# SDSU VICTORIOUS



## MOB (Mar 10, 2005)

The Border Marker and the Great West Conference championship goes to SDSU in an exciting game. I was deer hunting, but ended up listening to the whole game on the radio sitting in the truck. I couldn't stop listening and might as well went back to town to the game. Sounds like there was alot of Bison fans at the game and helped set a new attendance record of over 16,000.


----------



## 870 XPRS (Mar 12, 2003)

I was there, it was an exciting game, bison fans were probably 3 to 2. SDSU definaely deserved the game, but there were some very classless fans there.


----------



## MOB (Mar 10, 2005)

It's too bad a few loudmouth aholes have to try to abuse the visiting teams fans. I like sitting on the visitors side at Coughlin and have witnessed this myself. How bad was it? I am thankful that the rivalry between SDSU and NDSU has continued and become more intense after both left the NCC.


----------



## Turner (Oct 7, 2005)

I was there as well and witnessed a great game. SDSU demonstrated some of the best tackling that I have seen in a long time.
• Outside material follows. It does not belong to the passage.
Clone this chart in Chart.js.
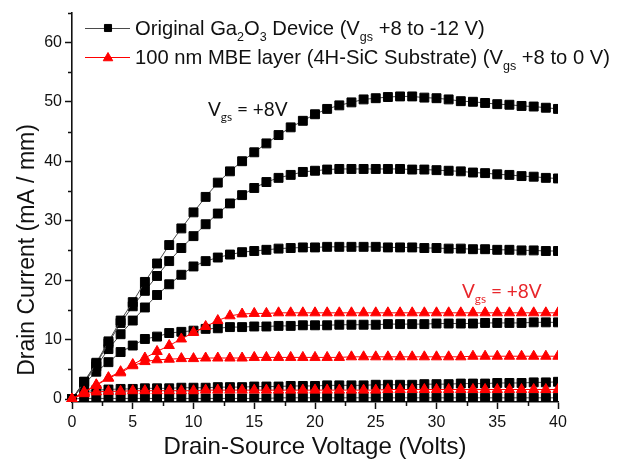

If you try to tackle Tyler Roehl above the waist he is either going to go through you or drag you for another 5-8 yards. SDSU hit Tyler at the knees or below 95% of the time and took him down. SDSU's kicker did a great job keeping the ball away from Washington. I sure thought the tides were turning in the 4th quarter, but the Jackrabbits stayed strong.

Thanks for the great season Bison, now let's start perparing for next years National Championship game.


----------



## 870 XPRS (Mar 12, 2003)

Oh it wasn't too bad, I think I was just a little bitter at the time and didn't want to hear any of it.


----------